Pengawetan bahan pangan dengan cara pendinginan
dan pembekuan masing-masing akan memberikan pengaruh yang berbeda baik terhadap
rasa, tekstur, nilai gizi dan sifat-sifat lain dari bahan, ataupun terhadap
keaktifan mikroorganismedi dalam bahan pangan. Beberapa bahan pangan menjadi
rusak pada suhu penyimpanan yang terlalu rendah.
Begitu juga penggunaan suhu rendah dalam
pengawetan bahan pangan tidak dapat membunuh bakteri, sehingga jika bahan
pangan beku misalnya dikeluarkan dari penyimpanan dan dibiarkan mencair kembali
(thawing), pertumbuhan bakteri pembusuk kemudian berjalan cepat kembali.
Perbedaan lain antara pendinginan dan pembekuan
adalah dalam hal pengaruhnya terhadap keawetan bahan pangan.
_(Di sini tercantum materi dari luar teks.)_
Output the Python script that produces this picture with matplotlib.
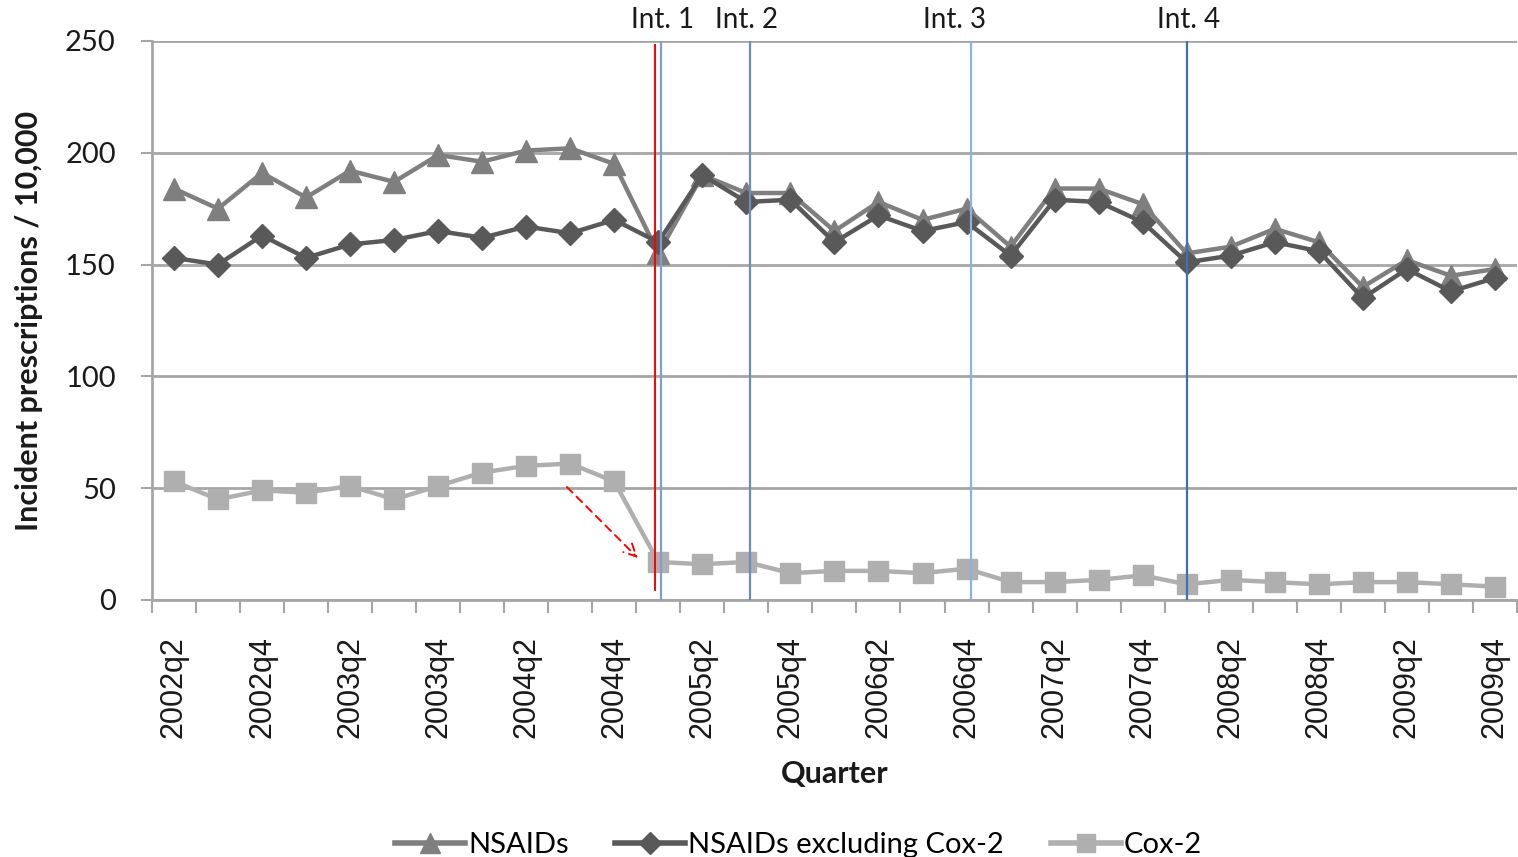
import numpy as np
import matplotlib
matplotlib.use('Agg')
import matplotlib.pyplot as plt
from matplotlib.lines import Line2D

# ── 数据 ──────────────────────────────────────────
quarters = [f"{y}q{q}" for y in range(2002, 2010) for q in range(1, 5)][1:]

nsaids = [184, 175, 191, 180, 192, 187, 199, 196, 201, 202, 195,
          155, 190, 182, 182, 165, 178, 170, 175, 158, 184, 184,
          177, 155, 158, 166, 160, 140, 152, 145, 148]
nsaids_ex_cox2 = [153, 150, 163, 153, 159, 161, 165, 162, 167, 164, 170,
                  160, 190, 178, 179, 160, 172, 165, 169, 154, 179, 178,
                  169, 151, 154, 160, 156, 135, 148, 138, 144]
cox2 = [53, 45, 49, 48, 51, 45, 51, 57, 60, 61, 53,
        17, 16, 17, 12, 13, 13, 12, 14, 8, 8, 9,
        11, 7, 9, 8, 7, 8, 8, 7, 6]

# 干预时间点（类别索引）
int_labels = ['Int. 1', 'Int. 2', 'Int. 3', 'Int. 4']
int_pos = [11.07, 13.08, 18.1, 23.0]
int_label_pos = [11.1, 13.0, 17.73, 23.05]
int_colors = ['#7f9fd3', '#6d8cc4', '#8fb1e2', '#3b72b4']
red_pos = 10.93

COLORS = {
    'nsaids': '#7f7f7f',
    'ex': '#595959',
    'cox2': '#afafaf',
    'grid': '#a6a6a6',
    'text': '#1a1a1a',
}

fig = plt.figure(figsize=(15.18, 8.57), dpi=100, facecolor='white')
ax = fig.add_axes([0.1001, 0.2999, 0.8992, 0.6523])

x = np.arange(len(quarters))

ax.plot(x, nsaids, color=COLORS['nsaids'], lw=3.2, marker='^', ms=16,
        mec=COLORS['nsaids'], label='NSAIDs', zorder=4)
ax.plot(x, nsaids_ex_cox2, color=COLORS['ex'], lw=3.2, marker='D', ms=12,
        mec=COLORS['ex'], label='NSAIDs excluding Cox-2', zorder=5)
ax.plot(x, cox2, color=COLORS['cox2'], lw=3.2, marker='s', ms=15,
        mec=COLORS['cox2'], label='Cox-2', zorder=4)

# 干预竖线
for pos, c in zip(int_pos, int_colors):
    ax.axvline(pos, color=c, lw=1.6, zorder=6)
ax.plot([red_pos, red_pos], [4.5, 248], color='#ff0000', lw=1.4, zorder=7)

# 红色虚线箭头
ax.annotate('', xy=(10.58, 17.9), xytext=(8.88, 51.4),
            arrowprops=dict(arrowstyle='->', color='#ff0000', lw=1.4,
                            linestyle=(0, (4, 3)), mutation_scale=22),
            zorder=8)

for lab, pos in zip(int_labels, int_label_pos):
    ax.text(pos, 1.037, lab, transform=ax.get_xaxis_transform(),
            ha='center', va='center', fontsize=20, family='Lato',
            color=COLORS['text'])

# ── 坐标轴 ──────────────────────────────────────────
ax.set_xlim(-0.5, len(quarters) - 0.5)
ax.set_ylim(0, 250)
ax.set_yticks([0, 50, 100, 150, 200, 250])
ax.yaxis.grid(True, color=COLORS['grid'], lw=2)
ax.set_axisbelow(True)

ax.set_xticks(x[::2])
ax.set_xticklabels(quarters[::2], rotation=90, fontsize=22,
                   family='Liberation Sans', color=COLORS['text'])
ax.set_xticks(np.arange(-0.5, len(quarters)), minor=True)
ax.tick_params(axis='x', which='major', length=0, pad=26)
ax.tick_params(axis='x', which='minor', length=9, width=1.5,
               color=COLORS['grid'], direction='out')
ax.tick_params(axis='y', length=8, width=1.5, color=COLORS['grid'],
               labelsize=21, pad=18)
for t in ax.get_yticklabels():
    t.set_family('Lato')
    t.set_color(COLORS['text'])

for s in ['top', 'right']:
    ax.spines[s].set_visible(False)
for s in ['left', 'bottom']:
    ax.spines[s].set_color(COLORS['grid'])
    ax.spines[s].set_linewidth(2)

ax.set_ylabel('Incident prescriptions / 10,000', fontsize=22, family='Lato',
              fontweight='bold', color=COLORS['text'], labelpad=16)
ax.set_xlabel('Quarter', fontsize=22, family='Lato', fontweight='bold',
              color=COLORS['text'], labelpad=16)

# ── 图例 ──────────────────────────────────────────
handles = [
    Line2D([], [], color=COLORS['nsaids'], lw=4, marker='^', ms=14, mec=COLORS['nsaids']),
    Line2D([], [], color=COLORS['ex'], lw=4, marker='D', ms=11, mec=COLORS['ex']),
    Line2D([], [], color=COLORS['cox2'], lw=4, marker='s', ms=13, mec=COLORS['cox2']),
]
fig.legend(handles, ['NSAIDs', 'NSAIDs excluding Cox-2', 'Cox-2'],
           loc='center', bbox_to_anchor=(0.526, 0.014), ncol=3, frameon=False,
           prop={'family': 'Lato', 'size': 21}, handlelength=2.4,
           handletextpad=0.1, columnspacing=1.6)

fig.savefig('out.png', dpi=100, facecolor='white')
Pendinginan
biasanya dapat mengawetkan bahan pangan selama beberapa hari atau minggu
tergantung pada macam bahan pangannya, sedangkan pembekuan dapat mengawetkan
bahan pangan untuk beberapa bulan atau kadang-kadang beberapa tahun.
a. Pendinginan
Alat pendingin yang pertama digunakan manusia adalah gua-gua alam,
terutama di daerah vulkanik dengan cuaca dingin dan kering. Dari sini manusia
mempelajari bahwa bila dia menggali lubang di dalam tanah, mereka dapat
menyimpan makanannya untuk jangka waktu yang cukup lama.
Penggunaan es sebagai pendingin dimulai tahun
1800. Segera didapatkan bahwa bahwa pangan yang di simpan di udara dingin sama
saja halnya bila di simpan dalam es. Pada akhir abad ke-18, penyimpanan bahan
pangan dalam refrigerator atau lemari pendingin mulai dikembangkan. Pendinginan
adalah penyimpanan bahan pangan diatas suhu pembekuan bahan yaitu -2 sampai +10oC.
Pendinginan yang biasa dilakukan sehari-hari dalam lemari es adalah pada suhu
5-8oC.
Bahwasanya pendinginan merupakan proses
pembuangan kalor dari suatu bahan sehingga suhunya turun dan dijaga tetap pada
suatu tingkat. Kalor adalah suatu bentuk energi dari berbagai benda. Dingin
dapat menyatakan suatu keadaan pada tingkat kalor yang relative rendah. Bahan
yang didinginkan pada penyimpanan sesungguhnya mengalami pembekuan kalor dan
bukan “dingin” yang dipompakan kedalam air dan kemudian air menjadi dingin,
maka proses yang terjadi sesungguhnya adalah penyerapan kalor dari air oleh es.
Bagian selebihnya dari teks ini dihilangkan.